Only a few spoke in overall favor of the development at the hearing, including Brandon Beesley, who told St. George News he moved from North Dakota to help Thomas with the project.
“Everybody keeps complaining about this noise thing,” he said to the crowd. “Anything that’s going to be a show is indoors. It’s pretty much just a park is how I view it.”
One Hurricane resident, who said he moved from northern Utah around five years ago, said the development would provide job growth and worthwhile amenities. He said he’s not a fan of golf courses, referring to Sky Mountain Golf Course, and that they’re not something he would bring his family to.
“I think there needs to be something for everyone,” he said. “There’s a lot of people who talked about high end, and ‘it’s not for us.’ The golf course is not for me; it’s not for my family. However this type of attraction, since I have young children, is a place I would go to.”
A resident and former member of the planning commission, said she doesn’t have an opinion of the development as of right now; however, she said the “I was here first” attitude isn’t welcome in Hurricane.
“We have welcomed all of you people with open arms to our community,” she said. “When Sky Mountain was proposed, no there wasn’t as many people here as there is tonight, but there was a lot of opposition to that.”
Thomas also decided to speak at the public hearing and addressed some of the concerns residents expressed. Due to having experience with a similar project and working with lighting before, Thomas said light pollution shouldn’t be an issue because down lighting and accent lighting would be used. He also said he would make sure to incorporate low-noise ammunition.

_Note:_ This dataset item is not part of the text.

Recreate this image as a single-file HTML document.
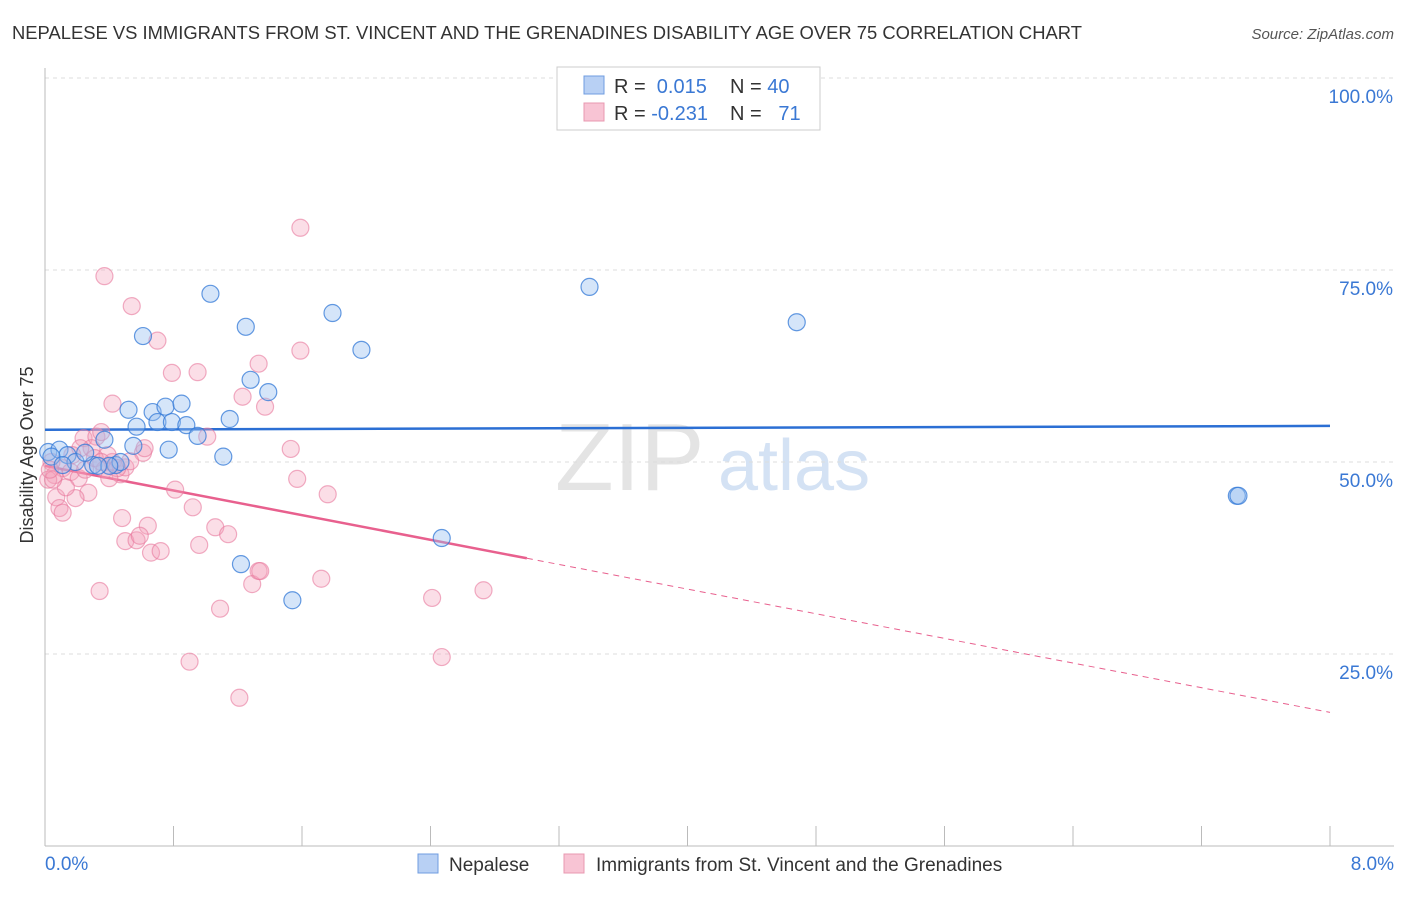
<!DOCTYPE html>
<html><head><meta charset="utf-8"><style>
body{margin:0;background:#fff;font-family:"Liberation Sans",sans-serif;}
svg text{font-family:"Liberation Sans",sans-serif;}
</style></head><body>
<svg id="chart" width="1406" height="892">
<text x="12" y="39" font-size="18.4" fill="#333">NEPALESE VS IMMIGRANTS FROM ST. VINCENT AND THE GRENADINES DISABILITY AGE OVER 75 CORRELATION CHART</text>
<text x="1394" y="39" font-size="15" fill="#555" font-style="italic" text-anchor="end">Source: ZipAtlas.com</text>
<g>
<text x="555" y="490" font-size="96" fill="#e4e4e4" font-family="Liberation Serif">ZIP</text>
<text x="718" y="490" font-size="72" fill="#d4e2f4">atlas</text>
</g>
<g id="grid"></g>
<line x1="45" y1="68" x2="45" y2="846" stroke="#bbb"/>
<line x1="45" y1="846" x2="1394" y2="846" stroke="#bbb"/>
<text x="33" y="455" font-size="18" fill="#333" text-anchor="middle" transform="rotate(-90 33 455)">Disability Age Over 75</text>
<text x="45" y="870" font-size="19" fill="#3a78d4">0.0%</text>
<text x="1394" y="870" font-size="19" fill="#3a78d4" text-anchor="end">8.0%</text>
<g id="lines"></g>
<g id="points"></g>
<g>
<rect x="557" y="67" width="263" height="63" fill="#fff" stroke="#ccc"/>
<rect x="584" y="76" width="20" height="18" fill="#b8d0f4" stroke="#6f9ce0"/>
<rect x="584" y="103" width="20" height="18" fill="#f8c4d4" stroke="#e898b0"/>
<text x="614" y="93" font-size="20" fill="#333">R = <tspan fill="#3a78d4">&#160;0.015</tspan><tspan x="730">N = </tspan><tspan fill="#3a78d4">40</tspan></text>
<text x="614" y="120" font-size="20" fill="#333">R = <tspan fill="#3a78d4">-0.231</tspan><tspan x="730">N = </tspan><tspan fill="#3a78d4">&#160;&#160;71</tspan></text>
</g>
<g>
<rect x="418" y="854" width="20" height="19" fill="#b8d0f4" stroke="#6f9ce0"/>
<text x="449" y="871" font-size="19" fill="#333">Nepalese</text>
<rect x="564" y="854" width="20" height="19" fill="#f8c4d4" stroke="#e898b0"/>
<text x="596" y="871" font-size="19" fill="#333">Immigrants from St. Vincent and the Grenadines</text>
</g>
</svg>
<script>
const yTicks=[25,50,75,100];
const yTickLabels=["25.0%","50.0%","75.0%","100.0%"];
const xTicks=[0.8,1.6,2.4,3.2,4.0,4.8,5.6,6.4,7.2,8.0];
const nepX=[0.02,0.09,0.14,0.19,0.30,0.37,0.44,0.47,0.52,0.55,0.57,0.67,0.70,0.75,0.77,0.79,0.85,0.88,0.95,1.03,1.11,1.15,1.25,1.28,1.39,1.22,1.54,1.79,1.97,2.47,3.39,4.68,7.42,7.43,0.04,0.25,0.40,0.11,0.33,0.61];
const nepY=[51.3,51.6,50.9,50.0,49.6,52.9,49.6,50.0,56.8,52.1,54.6,56.5,55.2,57.2,51.6,55.2,57.6,54.8,53.4,71.9,50.7,55.6,67.6,60.7,59.1,36.7,32.0,69.4,64.6,40.1,72.8,68.2,45.6,45.6,50.7,51.2,49.5,49.6,49.5,66.4];
const immX=[0.37,1.59,0.54,0.70,0.79,0.95,1.33,1.59,0.42,1.37,1.23,0.24,0.32,0.35,0.42,0.61,0.47,0.50,1.01,1.53,1.57,1.76,0.81,0.92,0.11,0.06,0.16,0.21,0.27,0.19,0.07,0.09,0.11,0.25,0.13,0.48,0.64,0.50,0.57,0.59,0.66,0.72,0.96,1.06,1.14,1.29,1.33,1.34,1.72,0.34,1.09,2.41,2.73,0.90,2.47,1.21,0.04,0.02,0.05,0.29,0.39,0.45,0.22,0.31,0.37,0.17,0.03,0.53,0.62,0.35,0.40];
const immY=[74.2,80.5,70.3,65.8,61.6,61.7,62.8,64.5,57.6,57.2,58.5,53.1,53.3,53.9,50.0,51.2,48.4,49.3,53.3,51.7,47.8,45.8,46.4,44.1,49.2,48.3,48.7,47.9,46.0,45.3,45.4,44.0,43.4,49.0,46.7,42.7,41.7,39.7,39.8,40.4,38.2,38.4,39.2,41.5,40.6,34.1,35.8,35.8,34.8,33.2,30.9,32.3,33.3,24.0,24.6,19.3,50.0,47.7,47.7,51.8,50.9,49.2,51.8,50.5,49.0,50.9,49.0,50.1,51.8,50.0,47.9];
const nepTrend=[54.2,54.7];
const immTrend=[49.5,17.4];
const immSolidEnd=3.0;
const NS="http://www.w3.org/2000/svg";
const X=v=>45+v*(1285/8), Y=v=>846-v*7.68;
function mk(t,a,p){const e=document.createElementNS(NS,t);for(const k in a)e.setAttribute(k,a[k]);p.appendChild(e);return e;}
const grid=document.getElementById('grid');
yTicks.forEach((t,i)=>{
 const l=mk('line',{x1:45,x2:1394,y1:Y(t),y2:Y(t),stroke:'#ddd','stroke-dasharray':'4,4'},grid);
 
 
 const tx=mk('text',{x:1393,y:Y(t)+25,'font-size':19,fill:'#3a78d4','text-anchor':'end'},grid);
 tx.textContent=yTickLabels[i];
 
 
});
xTicks.forEach(t=>{
 const l=mk('line',{x1:X(t),x2:X(t),y1:826,y2:846,stroke:'#bbb'},grid);
 
 
});
const lines=document.getElementById('lines');
const nl=mk('line',{x1:X(0),y1:Y(nepTrend[0]),x2:X(8),y2:Y(nepTrend[1]),stroke:'#2b6fd4','stroke-width':2.5},lines);


const iy=x=>immTrend[0]+(immTrend[1]-immTrend[0])*x/8;
const il=mk('line',{x1:X(0),y1:Y(iy(0)),x2:X(immSolidEnd),y2:Y(iy(immSolidEnd)),stroke:'#e8608e','stroke-width':2.5},lines);


const id=mk('line',{x1:X(immSolidEnd),y1:Y(iy(immSolidEnd)),x2:X(8),y2:Y(iy(8)),stroke:'#e8608e','stroke-width':1,'stroke-dasharray':'6,5'},lines);


const pts=document.getElementById('points');
immX.forEach((x,i)=>{
 const c=mk('circle',{cx:X(x),cy:Y(immY[i]),r:8.5,fill:'rgba(244,160,186,0.35)',stroke:'rgba(232,120,156,0.6)','stroke-width':1.2},pts);
 
 
});
nepX.forEach((x,i)=>{
 const c=mk('circle',{cx:X(x),cy:Y(nepY[i]),r:8.5,fill:'rgba(150,190,240,0.4)',stroke:'rgba(50,120,215,0.75)','stroke-width':1.2},pts);
 
 
});
</script>
</body></html>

Close vote from planning commission
After nearly two hours of discussion, the public hearing closed and the planning commission made a recommendation.
Planning commission member Yovanda Hall made a motion to send a recommendation to city council to deny the amendment change and leave the general plan as is, which was seconded by member Mark Borowiak. Five members were for the motion, with four opposed.
While taking into considering the community’s comments, one of the main reasons most members made a recommendation against the development is because they didn’t see a compelling reason to change the general plan.
“Our general plan says that we want to preserve a rural lifestyle and small-town quality in Hurricane,” one member said. “I can find nothing in the general plan goals advocating that Hurricane should be the site of tourist attractions.”
Planning Commission Chair Ralph Ballard was one of the members to vote for the project because he said he believes the impact of the development would be less than what has been stated because of where the commercial area is located.
“Anytime something has come into The Cove, because of everybody’s love for it, it’s been shot down,” Ballard said.
Despite the planning commission making a recommendation against the development, the application will still go in front of city council, and another public hearing will be held on Feb. 7. Location is to be announced.